On the flip side, Tampa Bay Rays starter Shane McClanahan would miss out on a bonus despite posting a better ERA (3.43) and far better underlying numbers, admittedly in five fewer starts. Why? Because in Baseball-Reference’s attempt to account for the effects of team defense, it dings McClanahan for playing in front of a very good one.

Stats are stats, and a variety of complicated, intertwined factors influence things as simple as a home run total. But the fence is the fence; players know when a ball goes over it, and they can clearly gauge whether that boosts or hurts the value of their performance.

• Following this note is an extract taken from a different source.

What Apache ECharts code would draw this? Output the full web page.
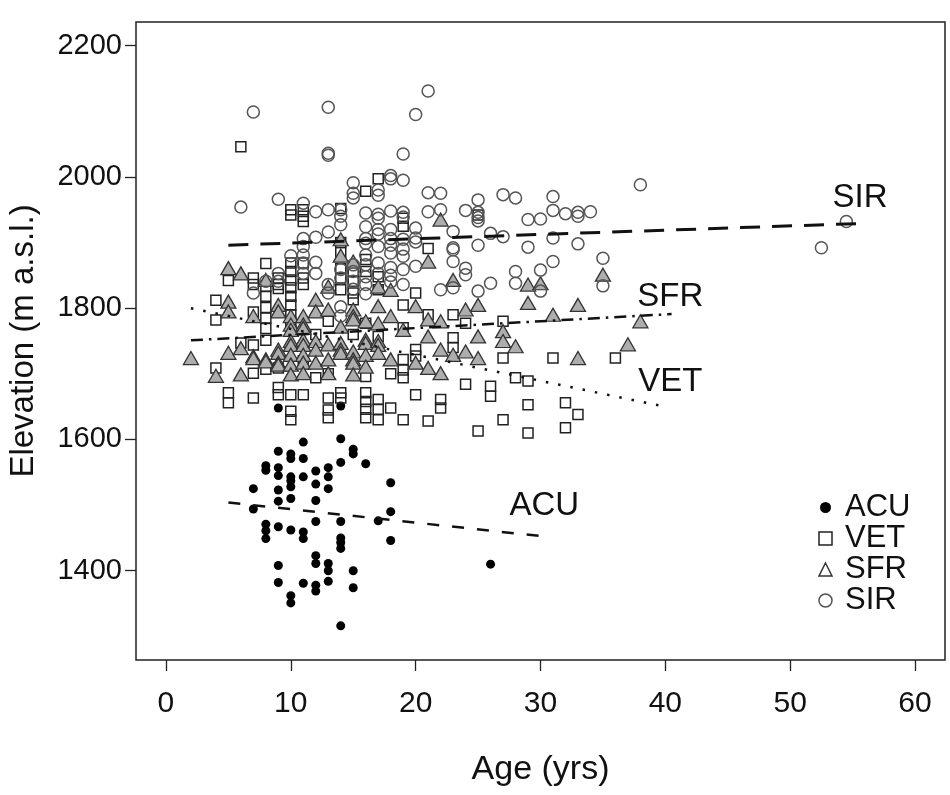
<!DOCTYPE html>
<html>
<head>
<meta charset="utf-8">
<script src="https://cdn.jsdelivr.net/npm/echarts@6/dist/echarts.min.js"></script>
<style>
  html, body { margin: 0; padding: 0; background: #fff; }
  #chart { width: 950px; height: 795px; }
</style>
</head>
<body>
<div id="chart"></div>
<script>
// ---- data (age in years, elevation in m a.s.l.) ----
var ACU = [[9,1648],[14,1651],[11,1596],[14,1601],[15,1585],[15,1578],[9,1582],[10,1578],[10,1571],[11,1571],[14,1565],[16,1563],[8,1560],[8,1553],[9,1557],[9,1545],[10,1543],[10,1537],[10,1528],[11,1543],[12,1552],[12,1532],[13,1557],[13,1543],[13,1525],[7,1525],[9,1523],[10,1510],[12,1507],[9,1506],[18,1534],[7,1494],[9,1467],[8,1471],[8,1461],[8,1449],[10,1462],[11,1459],[11,1449],[12,1475],[14,1475],[14,1450],[14,1443],[14,1434],[17,1476],[18,1490],[18,1446],[26,1410],[9,1408],[9,1382],[11,1381],[12,1423],[12,1411],[12,1378],[12,1369],[13,1411],[13,1400],[13,1384],[15,1400],[15,1374],[10,1362],[10,1351],[14,1316]];

var VET = [[6,2046],[17,1997],[16,1978],[10,1950],[10,1942],[11,1950],[11,1940],[11,1932],[14,1952],[19,1937],[19,1925],[21,1891],[25,1942],
[4,1812],[4,1782],[4,1709],[5,1842],[5,1671],[5,1656],[6,1747],
[7,1846],[7,1836],[7,1794],[7,1744],[7,1701],[7,1663],
[8,1868],[8,1833],[8,1818],[8,1801],[8,1785],[8,1769],[8,1751],[8,1707],
[9,1846],[9,1836],[9,1830],[9,1709],[9,1679],[9,1668],
[10,1869],[10,1856],[10,1843],[10,1831],[10,1818],[10,1805],[10,1790],[10,1778],[10,1766],[10,1668],[10,1643],[10,1630],
[11,1869],[11,1846],[11,1836],[11,1720],[11,1668],
[12,1760],[12,1694],[13,1780],[13,1700],[13,1663],[13,1645],[13,1633],
[14,1900],[14,1885],[14,1860],[14,1846],[14,1828],[14,1671],[14,1663],
[15,1856],[15,1841],[15,1823],[15,1813],[15,1760],
[16,1874],[16,1856],[16,1777],[16,1696],[16,1671],[16,1658],[16,1646],[16,1633],
[17,1848],[17,1828],[17,1757],[17,1661],[17,1646],[17,1630],
[18,1700],[18,1648],
[19,1805],[19,1770],[19,1722],[19,1706],[19,1694],[19,1630],
[20,1823],[20,1737],[20,1727],[20,1668],
[21,1790],[21,1628],[22,1661],[22,1648],
[23,1790],[23,1755],[23,1740],[24,1777],[24,1684],[25,1613],[26,1681],[26,1666],
[27,1780],[27,1724],[27,1630],[28,1694],[29,1689],[29,1653],[29,1610],
[31,1724],[32,1656],[32,1618],[33,1638],[36,1724]];

var SFR = [[2,1724],[4,1697],[5,1861],[5,1810],[5,1795],[5,1732],[6,1853],[6,1739],[6,1699],[7,1788],[7,1727],[7,1724],
[8,1843],[8,1722],[8,1719],
[9,1805],[9,1795],[9,1737],[9,1732],[9,1717],[9,1714],
[10,1788],[10,1775],[10,1767],[10,1750],[10,1744],[10,1729],[10,1714],[10,1699],
[11,1788],[11,1775],[11,1770],[11,1752],[11,1744],[11,1729],[11,1717],[11,1701],
[12,1813],[12,1795],[12,1750],[12,1737],[12,1717],
[13,1833],[13,1798],[13,1745],[13,1722],[13,1701],
[14,1905],[14,1880],[14,1772],[14,1747],[14,1737],[14,1732],
[15,1871],[15,1798],[15,1788],[15,1783],[15,1734],[15,1722],[15,1717],[15,1699],
[16,1780],[16,1752],[16,1747],[16,1729],[16,1711],
[17,1833],[17,1803],[17,1777],[17,1750],[17,1744],[17,1732],
[18,1828],[18,1788],[18,1722],
[19,1767],[20,1803],[20,1717],
[21,1871],[21,1783],[21,1757],[21,1709],
[22,1935],[22,1780],[22,1737],[22,1701],
[23,1843],[23,1729],[24,1798],[24,1734],
[25,1805],[25,1757],[25,1724],
[27,1765],[27,1750],[28,1742],[29,1836],[29,1808],[30,1838],[31,1790],
[33,1805],[33,1724],[35,1851],[37,1745],[38,1780]];

var SIR = [[7,2099],[13,2106],[13,2036],[13,2033],[20,2095],[21,2131],[19,2035],
[6,1954],[9,1966],[11,1960],[12,1947],[13,1950],[14,1950],[14,1940],[15,1991],[15,1975],[15,1968],[16,1945],[17,1980],[17,1972],[17,1943],[17,1937],[18,2002],[18,1997],[18,1948],[19,1995],[19,1946],[19,1939],[21,1976],[21,1947],[22,1975],[22,1950],[24,1949],[25,1965],[25,1946],[25,1938],[25,1933],[27,1973],[28,1968],[29,1935],[30,1936],[31,1970],[31,1949],[32,1944],[33,1946],[33,1940],[34,1947],[38,1988],
[11,1906],[12,1908],[13,1916],[14,1927],[16,1924],[16,1906],[17,1920],[17,1913],[18,1920],[18,1906],[19,1905],[19,1890],[20,1922],[20,1907],[23,1917],[23,1892],[26,1914],[25,1896],[27,1909],[31,1907],[29,1893],[33,1898],
[11,1894],[11,1881],[11,1869],[11,1853],[9,1853],[9,1841],[7,1823],[8,1841],[12,1853],[13,1836],[13,1823],[14,1859],[14,1846],[15,1866],[15,1856],[15,1841],[15,1829],[16,1899],[16,1881],[16,1866],[16,1848],[16,1836],[16,1822],[17,1894],[17,1869],[17,1853],[18,1896],[18,1884],[18,1862],[18,1850],[18,1840],[19,1879],[19,1859],[19,1836],[20,1901],[20,1864],[22,1828],[23,1889],[23,1871],[23,1831],[24,1861],[24,1851],[25,1826],[26,1838],[28,1856],[28,1838],[30,1858],[30,1826],[31,1871],[35,1876],[35,1834],[14,1802],[14,1788],[10,1880],[12,1870],
[52.5,1892],[54.5,1932]];

// fitted trend lines: [start, end]
var ACU_fit = [[5.0,1504],[30.4,1452]];
var VET_fit = [[2.0,1800],[39.7,1651]];
var SFR_fit = [[2.0,1751],[40.5,1791]];
var SIR_fit = [[5.0,1896],[55.6,1929]];

// in-plot labels
var lineLabelNames = ['SIR','SFR','VET','ACU'];
var lineLabelPos = [[55.6,1968],[40.4,1817],[40.4,1688],[30.3,1499]];

var xTicks = [0,10,20,30,40,50,60];
var yTicks = [1400,1600,1800,2000,2200];

var FONT = 'Liberation Sans, Arial, sans-serif';
var chart = echarts.init(document.getElementById('chart'), null, {renderer: 'canvas'});

var labelData = lineLabelNames.map(function (n, i) {
  return {name: n, value: lineLabelPos[i]};
});

function fitSeries(name, data, dash, width) {
  return {
    type: 'line', name: name + ' fit', data: data, symbol: 'none', silent: true,
    lineStyle: {color: '#111', width: width, type: dash, cap: 'butt', opacity: 1}, z: 5
  };
}

var option = {
  animation: false,
  backgroundColor: '#fff',
  textStyle: {fontFamily: FONT},
  grid: {left: 136, right: 5, top: 22, bottom: 135, show: true, outerBoundsMode: 'none',
         containLabel: false,
         borderColor: '#222', borderWidth: 1.5, backgroundColor: 'transparent'},
  xAxis: {
    type: 'value', min: -2.4, max: 62.4,
    name: 'Age (yrs)', nameLocation: 'middle', nameGap: 93,
    nameTextStyle: {fontSize: 34, color: '#111', fontFamily: FONT},
    axisLine: {show: false, onZero: false},
    splitLine: {show: false},
    axisTick: {show: true, length: 11, customValues: xTicks, lineStyle: {color: '#222', width: 1.3}},
    axisLabel: {customValues: xTicks, fontSize: 30, color: '#111', margin: 29, fontFamily: FONT,
                formatter: function (v) { return String(v); }}
  },
  yAxis: {
    type: 'value', min: 1264, max: 2236,
    name: 'Elevation (m a.s.l.)', nameLocation: 'middle', nameGap: 96,
    nameTextStyle: {fontSize: 33, color: '#111', fontFamily: FONT},
    axisLine: {show: false, onZero: false},
    splitLine: {show: false},
    axisTick: {show: true, length: 11, customValues: yTicks, lineStyle: {color: '#222', width: 1.3}},
    axisLabel: {customValues: yTicks, fontSize: 29, color: '#111', margin: 14, fontFamily: FONT,
                formatter: function (v) { return String(v); }}
  },
  legend: {
    orient: 'vertical', left: 813, top: 487,
    itemWidth: 13, itemHeight: 13, itemGap: 0,
    selectedMode: false,
    textStyle: {fontSize: 31, color: '#111', lineHeight: 28, padding: [0, 0, 0, 8], fontFamily: FONT},
    data: [
      {name: 'ACU', icon: 'circle', itemStyle: {color: '#000', borderColor: '#fff', borderWidth: 2}},
      {name: 'VET', icon: 'rect', itemStyle: {color: '#fff', borderColor: '#222', borderWidth: 1.5}},
      {name: 'SFR', icon: 'triangle', itemStyle: {color: '#fff', borderColor: '#333', borderWidth: 1.5}},
      {name: 'SIR', icon: 'circle', itemStyle: {color: '#fff', borderColor: '#555', borderWidth: 1.5}}
    ]
  },
  series: [
    {type: 'scatter', name: 'ACU', data: ACU, symbol: 'circle', symbolSize: 9,
     itemStyle: {color: '#000', opacity: 1}},
    {type: 'scatter', name: 'VET', data: VET, symbol: 'rect', symbolSize: 10,
     itemStyle: {color: 'rgba(0,0,0,0)', borderColor: '#222', borderWidth: 1.5, opacity: 1}},
    {type: 'scatter', name: 'SFR', data: SFR, symbol: 'triangle', symbolSize: [15, 13],
     itemStyle: {color: '#adadad', borderColor: '#333', borderWidth: 1.3, opacity: 1}},
    {type: 'scatter', name: 'SIR', data: SIR, symbol: 'circle', symbolSize: 12,
     itemStyle: {color: 'rgba(0,0,0,0)', borderColor: '#555', borderWidth: 1.5, opacity: 1}},
    fitSeries('ACU', ACU_fit, [12, 13], 2.5),
    fitSeries('VET', VET_fit, [2.5, 10], 2.5),
    fitSeries('SFR', SFR_fit, [12, 6, 2.5, 6], 2.5),
    fitSeries('SIR', SIR_fit, [20, 12], 3),
    {type: 'scatter', name: 'labels', data: labelData, symbolSize: 0, silent: true, z: 6,
     itemStyle: {opacity: 1},
     label: {show: true, position: 'inside', formatter: '{b}', fontSize: 33, color: '#111',
             opacity: 1, fontFamily: FONT}}
  ]
};
chart.setOption(option);
</script>
</body>
</html>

When Mize or McClanahan fling a fastball toward home under the proposed bonus pool rules, what should they hope happens to maximize their earning potential? Beyond striking out every batter of every game, there’s no good explanation.

The most responsible solution to this problem takes more work. But even if it can’t be completed before the 2022 season, MLB and the players should plan to jointly create a new WAR that removes the burden from public analysts and provides a clear, carefully considered framework for the players whose earnings depend on it.